-- begin Source data --

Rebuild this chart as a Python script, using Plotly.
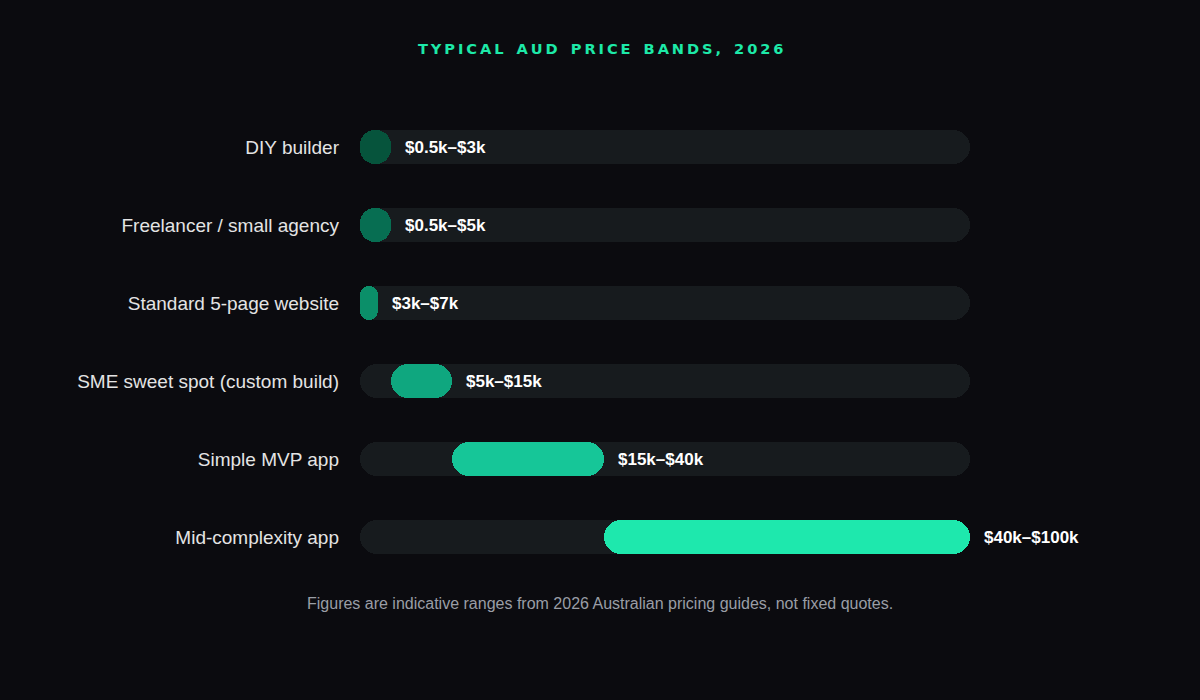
import plotly.graph_objects as go

# ── Data (AUD, thousands)
CATEGORIES = [
    'DIY builder',
    'Freelancer / small agency',
    'Standard 5-page website',
    'SME sweet spot (custom build)',
    'Simple MVP app',
    'Mid-complexity app',
]
BAR_START = [0, 0, 0, 5, 15, 40]
BAR_END = [5, 5, 3, 15, 40, 100]
RANGE_LABELS = ['$0.5k–$3k', '$0.5k–$5k', '$3k–$7k', '$5k–$15k', '$15k–$40k', '$40k–$100k']
TRACK_MAX = 100

# ── Style
BG = '#0b0b0f'
TRACK = '#171b1e'
BAR_COLORS = ['#06543c', '#076e52', '#0b8f69', '#0fa77f', '#16c698', '#1ee8ad']
TITLE = 'TYPICAL AUD PRICE BANDS, 2026'
FOOTNOTE = 'Figures are indicative ranges from 2026 Australian pricing guides, not fixed quotes.'

# page is 1200 wide, plot area is 360..970 -> page centre sits 65px left of plot centre
CENTRE_SHIFT = -65


def spaced(text):
    # plotly has no letter-spacing, fake it with thin spaces
    return '\u2009'.join(ch if ch != ' ' else '\u2002' for ch in text)


fig = go.Figure()

# background tracks
fig.add_trace(go.Bar(
    y=CATEGORIES, x=[TRACK_MAX] * len(CATEGORIES), base=0,
    orientation='h', width=0.436,
    marker=dict(color=TRACK, cornerradius='50%', line=dict(width=0)),
    hoverinfo='skip', showlegend=False,
))

# price bands
fig.add_trace(go.Bar(
    y=CATEGORIES,
    x=[e - s for s, e in zip(BAR_START, BAR_END)],
    base=BAR_START,
    orientation='h', width=0.436,
    marker=dict(color=BAR_COLORS, cornerradius='50%', line=dict(width=0)),
    showlegend=False,
))

for cat, end, label in zip(CATEGORIES, BAR_END, RANGE_LABELS):
    fig.add_annotation(
        x=end, y=cat, text=f'<b>{label}</b>',
        xanchor='left', xshift=12, showarrow=False,
        font=dict(family='Liberation Sans, Arial', size=17, color='#ffffff'),
    )

fig.add_annotation(
    xref='paper', yref='paper', x=0.5, y=1, xshift=CENTRE_SHIFT, yshift=60,
    xanchor='center', yanchor='middle', text=f'<b>{spaced(TITLE)}</b>', showarrow=False,
    font=dict(family='DejaVu Sans, Arial', size=14.6, color='#1de9a8'),
)
fig.add_annotation(
    xref='paper', yref='paper', x=0.5, y=0, xshift=CENTRE_SHIFT, yshift=-27,
    xanchor='center', yanchor='middle', text=FOOTNOTE, showarrow=False,
    font=dict(family='Liberation Sans, Arial', size=16, color='#9a9ea6'),
)

fig.update_layout(
    width=1200, height=700,
    paper_bgcolor=BG, plot_bgcolor=BG,
    margin=dict(l=360, r=230, t=108, b=124, autoexpand=False),
    barmode='overlay',
    bargap=0,
    xaxis=dict(range=[0, TRACK_MAX], visible=False, fixedrange=True),
    yaxis=dict(
        autorange='reversed', showgrid=False, zeroline=False,
        ticks='', ticklabelstandoff=20,
        tickfont=dict(family='Liberation Sans, Arial', size=19, color='#e4e4e4'),
    ),
)

fig.write_html(
    'out.html',
    config={'displayModeBar': False},
    post_script="document.body.style.margin='0';",
)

-- end Source data --

[Exercise description] Quote the data above in full, leaving out the pictures it holds.

[Response]
Rebuild this chart as a Python script, using Plotly.
import plotly.graph_objects as go

# ── Data (AUD, thousands)
CATEGORIES = [
    'DIY builder',
    'Freelancer / small agency',
    'Standard 5-page website',
    'SME sweet spot (custom build)',
    'Simple MVP app',
    'Mid-complexity app',
]
BAR_START = [0, 0, 0, 5, 15, 40]
BAR_END = [5, 5, 3, 15, 40, 100]
RANGE_LABELS = ['$0.5k–$3k', '$0.5k–$5k', '$3k–$7k', '$5k–$15k', '$15k–$40k', '$40k–$100k']
TRACK_MAX = 100

# ── Style
BG = '#0b0b0f'
TRACK = '#171b1e'
BAR_COLORS = ['#06543c', '#076e52', '#0b8f69', '#0fa77f', '#16c698', '#1ee8ad']
TITLE = 'TYPICAL AUD PRICE BANDS, 2026'
FOOTNOTE = 'Figures are indicative ranges from 2026 Australian pricing guides, not fixed quotes.'

# page is 1200 wide, plot area is 360..970 -> page centre sits 65px left of plot centre
CENTRE_SHIFT = -65


def spaced(text):
    # plotly has no letter-spacing, fake it with thin spaces
    return '\u2009'.join(ch if ch != ' ' else '\u2002' for ch in text)


fig = go.Figure()

# background tracks
fig.add_trace(go.Bar(
    y=CATEGORIES, x=[TRACK_MAX] * len(CATEGORIES), base=0,
    orientation='h', width=0.436,
    marker=dict(color=TRACK, cornerradius='50%', line=dict(width=0)),
    hoverinfo='skip', showlegend=False,
))

# price bands
fig.add_trace(go.Bar(
    y=CATEGORIES,
    x=[e - s for s, e in zip(BAR_START, BAR_END)],
    base=BAR_START,
    orientation='h', width=0.436,
    marker=dict(color=BAR_COLORS, cornerradius='50%', line=dict(width=0)),
    showlegend=False,
))

for cat, end, label in zip(CATEGORIES, BAR_END, RANGE_LABELS):
    fig.add_annotation(
        x=end, y=cat, text=f'<b>{label}</b>',
        xanchor='left', xshift=12, showarrow=False,
        font=dict(family='Liberation Sans, Arial', size=17, color='#ffffff'),
    )

fig.add_annotation(
    xref='paper', yref='paper', x=0.5, y=1, xshift=CENTRE_SHIFT, yshift=60,
    xanchor='center', yanchor='middle', text=f'<b>{spaced(TITLE)}</b>', showarrow=False,
    font=dict(family='DejaVu Sans, Arial', size=14.6, color='#1de9a8'),
)
fig.add_annotation(
    xref='paper', yref='paper', x=0.5, y=0, xshift=CENTRE_SHIFT, yshift=-27,
    xanchor='center', yanchor='middle', text=FOOTNOTE, showarrow=False,
    font=dict(family='Liberation Sans, Arial', size=16, color='#9a9ea6'),
)

fig.update_layout(
    width=1200, height=700,
    paper_bgcolor=BG, plot_bgcolor=BG,
    margin=dict(l=360, r=230, t=108, b=124, autoexpand=False),
    barmode='overlay',
    bargap=0,
    xaxis=dict(range=[0, TRACK_MAX], visible=False, fixedrange=True),
    yaxis=dict(
        autorange='reversed', showgrid=False, zeroline=False,
        ticks='', ticklabelstandoff=20,
        tickfont=dict(family='Liberation Sans, Arial', size=19, color='#e4e4e4'),
    ),
)

fig.write_html(
    'out.html',
    config={'displayModeBar': False},
    post_script="document.body.style.margin='0';",
)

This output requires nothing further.